The financial watchdog agency is set to carry out a check on how 15 major banks have evaluated the status of their loans to large corporate borrowers, a top financial regulator said Thursday.

After the inspection, the Financial Services Agency, banks and auditing firms "will thoroughly discuss whether the creditworthiness categories assigned to borrowers should be changed," FSA Commissioner Shoji Mori said in a lecture in Tokyo.

"It will be impossible for us to speedily reach conclusions on such changes."

The banking industry is being rocked by debate in government circles over whether part of the 87.2 trillion yen in loans classified as "in need of attention" held by Japan's 137 banks should be reclassified as "loans to borrowers at risk of failure."

If the creditworthiness categories of many borrowers are downgraded, it would hammer the banks' profitability by obliging them to put up much more loan-loss provisions than they initially planned.

The FSA is currently devising guidelines to determine what types of corporate borrowers should be subjected to the special on-the-spot inspection.

As soon as the norms are devised, the FSA is expected to start comparing the creditworthiness categories that the banks assign with the FSA inspectors' evaluation, banking analysts said.

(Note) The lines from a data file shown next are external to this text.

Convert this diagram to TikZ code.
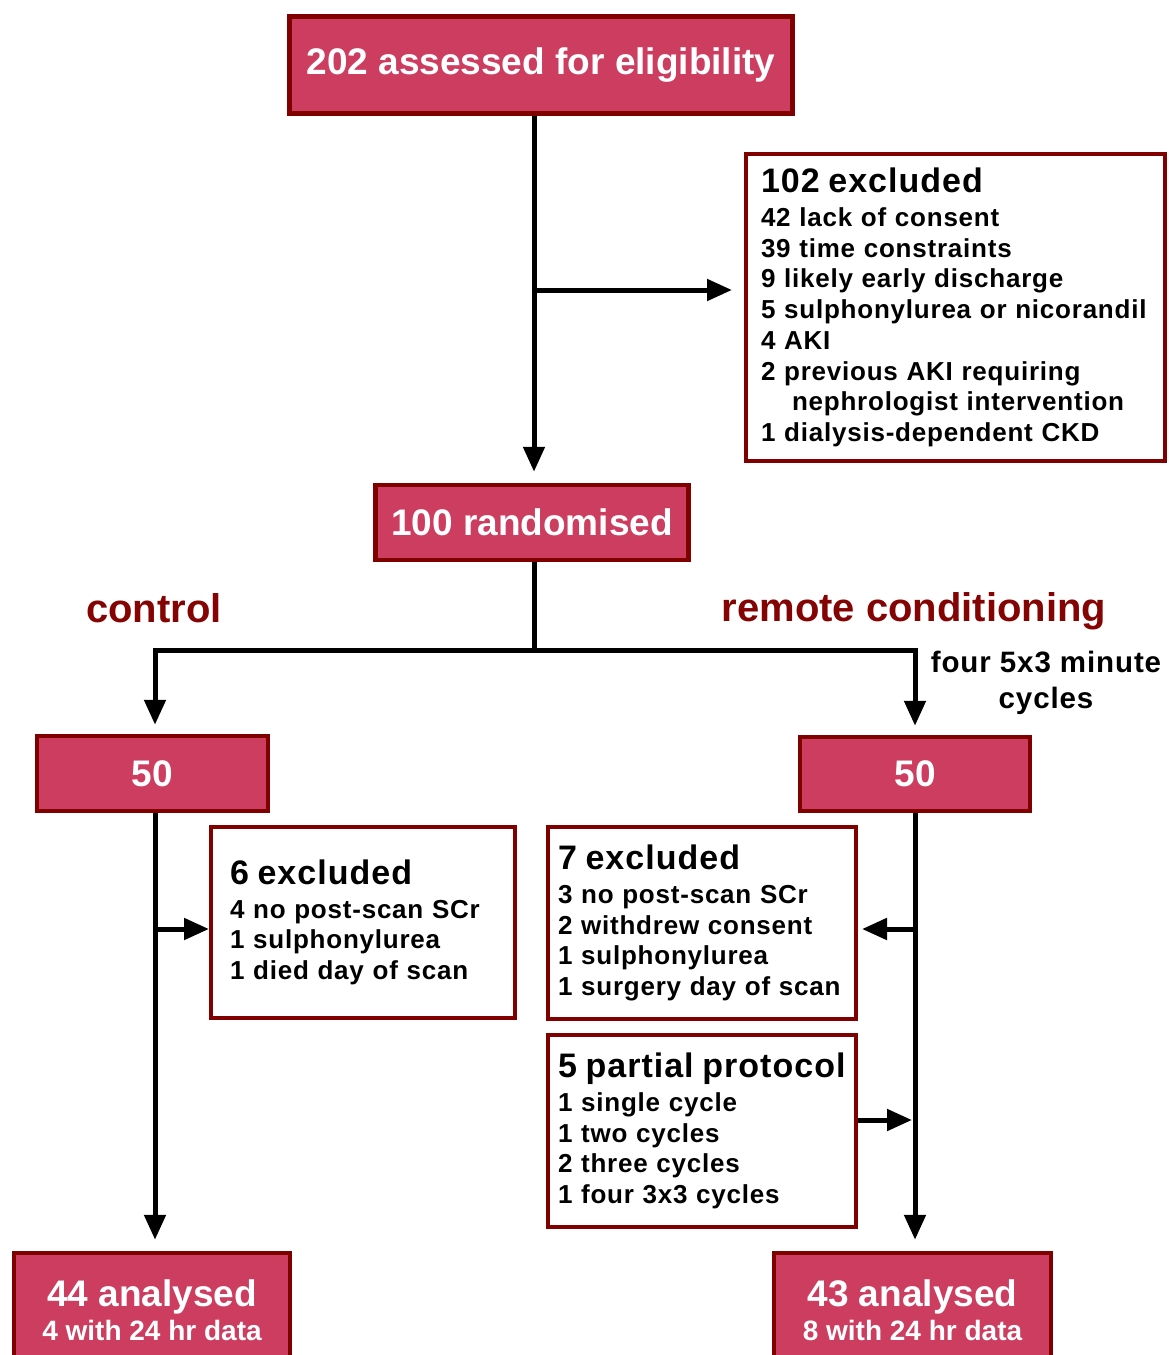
\documentclass[tikz,border=0pt]{standalone}
\usepackage{fontspec}
\setmainfont{Liberation Sans}
\newfontfamily\spacedfont{Liberation Sans}[LetterSpace=3.0]
\usetikzlibrary{arrows.meta,positioning,calc}
\definecolor{boxfill}{RGB}{204,61,96}
\definecolor{boxedge}{RGB}{128,0,0}
\definecolor{armred}{RGB}{132,4,4}
\tikzset{
  flow/.style={-{Triangle[length=25pt,width=21pt]}, line width=5pt, draw=black},
  headbox/.style={shape=rectangle, draw=boxedge, line width=4.5pt, fill=boxfill, text=white, align=center, inner sep=0pt, font=\bfseries\fontsize{37}{42}\selectfont},
  notebox/.style={shape=rectangle, draw=boxedge, line width=4pt, fill=white, align=left, inner ysep=0pt, font=\spacedfont\bfseries\fontsize{26}{30.7}\selectfont},
  armlabel/.style={text=armred, inner sep=0pt, font=\bfseries\fontsize{40}{44}\selectfont}
}
\newcommand{\boxtitle}[1]{{\fontsize{34}{36}\selectfont #1}\\[3pt]}

\begin{document}
\begin{tikzpicture}[x=1pt,y=-1pt]
  \useasboundingbox (0,0) rectangle (1168,1355);

  \node[headbox, minimum width=503pt, minimum height=97pt] (assess) at (541,65) {202 assessed for eligibility};
  \node[notebox, minimum height=307pt, inner xsep=15pt, text width=389pt] (excl) at (955.5,307.5) {\boxtitle{102 excluded}42 lack of consent\\39 time constraints\\9 likely early discharge\\5 sulphonylurea or nicorandil\\4 AKI\\2 previous AKI requiring\\\hspace*{31pt}nephrologist intervention\\1 dialysis-dependent CKD};
  \node[headbox, minimum width=313pt, minimum height=75pt] (rand) at (532,522.5) {100 randomised};

  \node[armlabel] (ctrllabel) at (154,608) {control};
  \node[armlabel] (rclabel) at (914,611) {remote conditioning};
  \node[align=center, inner sep=0pt, font=\spacedfont\bfseries\fontsize{29.5}{36}\selectfont] (cycles) at (1046,683) {four 5x3 minute\\cycles};

  \node[headbox, minimum width=231pt, minimum height=75pt] (ctrl50) at (152.5,773.5) {50};
  \node[headbox, minimum width=230pt, minimum height=74pt] (rc50) at (915,774) {50};

  \node[notebox, minimum height=191pt, inner xsep=19pt, text width=266pt] (exctrl) at (363,922.5) {\boxtitle{6 excluded}4 no post-scan SCr\\1 sulphonylurea\\1 died day of scan};
  \node[notebox, minimum height=192pt, inner xsep=10pt, text width=288pt] (exrc) at (702,923) {\boxtitle{7 excluded}3 no post-scan SCr\\2 withdrew consent\\1 sulphonylurea\\1 surgery day of scan};
  \node[notebox, minimum height=192pt, inner xsep=10pt, text width=288pt] (partial) at (702,1131) {\boxtitle{5 partial protocol}1 single cycle\\1 two cycles\\2 three cycles\\1 four 3x3 cycles};

  \node[headbox, minimum width=276pt, minimum height=114pt] (anactrl) at (152,1310) {44 analysed\\[-8pt]{\fontsize{28}{32}\selectfont 4 with 24 hr data}};
  \node[headbox, minimum width=277pt, minimum height=114pt] (anarc) at (912.5,1310) {43 analysed\\[-8pt]{\fontsize{28}{32}\selectfont 8 with 24 hr data}};

  % screening trunk and randomisation split
  \coordinate (exjoin) at (534,290);
  \coordinate (split) at (534,650);
  \draw[flow, shorten >=11pt] (assess.south -| exjoin) -- (exjoin |- rand.north);
  \draw[flow, shorten >=12pt] (exjoin) -- (exjoin -| excl.west);
  \draw[line width=5pt] (rand.south -| split) -- (split);
  \draw[flow, {Triangle[length=25pt,width=21pt]}-{Triangle[length=25pt,width=21pt]}, shorten <=9pt, shorten >=9pt] ([xshift=2.5pt]ctrl50.north) |- (split) -| (rc50.north);

  \draw[flow, shorten >=11pt] ([xshift=2.5pt]ctrl50.south) -- ([xshift=2.5pt]ctrl50.south |- anactrl.north);
  \draw[flow] ([xshift=2.5pt,yshift=-6.5pt]ctrl50.south |- exctrl.west) -- ([yshift=-6.5pt]exctrl.west);
  \draw[flow, shorten >=11pt] (rc50.south) -- (rc50.south |- anarc.north);
  \draw[flow, shorten >=4pt] ([yshift=-6pt]rc50.south |- exrc.east) -- ([yshift=-6pt]exrc.east);
  \draw[flow, shorten >=3pt] ([yshift=11pt]partial.east) -- ([yshift=11pt]rc50.south |- partial.east);
\end{tikzpicture}
\end{document}
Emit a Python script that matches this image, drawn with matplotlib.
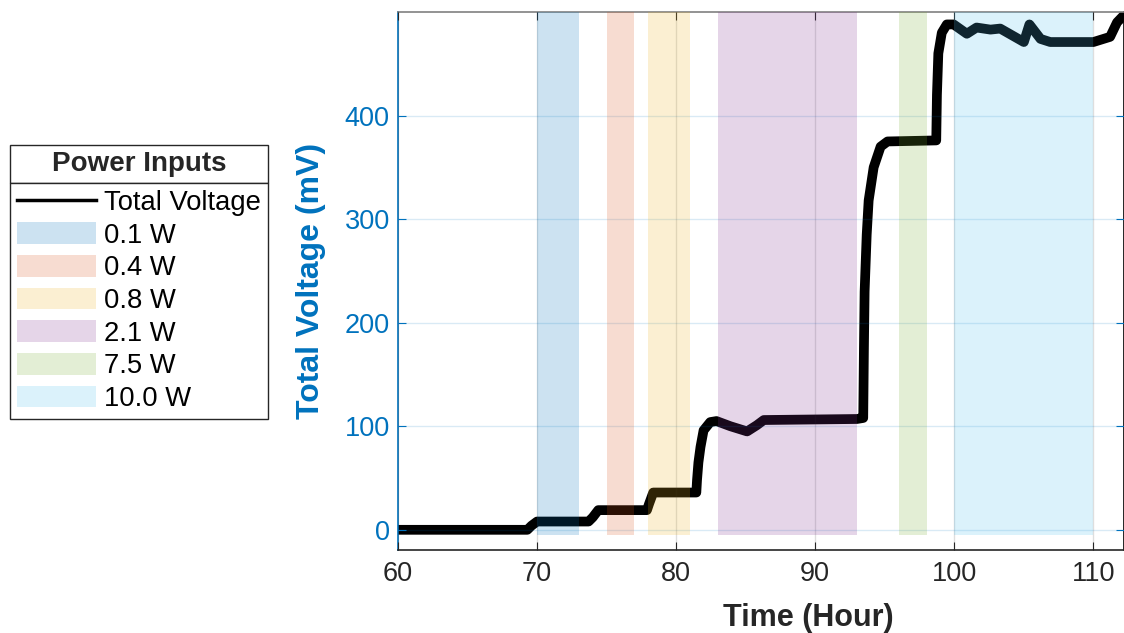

Commenting on growing calls by some private banking analysts for an injection of public funds to replenish banks' depleted capital base, Mori said this "is not necessary at present."

"We want banks to raise funds to boost capital on their own in order to bolster confidence in them in the financial markets," Mori said.

Sogo bill: 160 billion yen

Some 160 billion yen of public money will be spent to liquidate debts of failed department store chain operator Sogo Co., Shoji Mori, Financial Services Agency commissioner, said Thursday.

The state-run Deposit Insurance Corp. purchased some 200 billion yen in loans that Shinsei Bank, formerly the Long-Term Credit Bank of Japan, had extended to Sogo and worked to collect them.

Mori said at a lecture in Tokyo, however, that DIC successfully collected only 40 billion yen of the loans, leaving 160 billion yen as a burden the public would have to bear.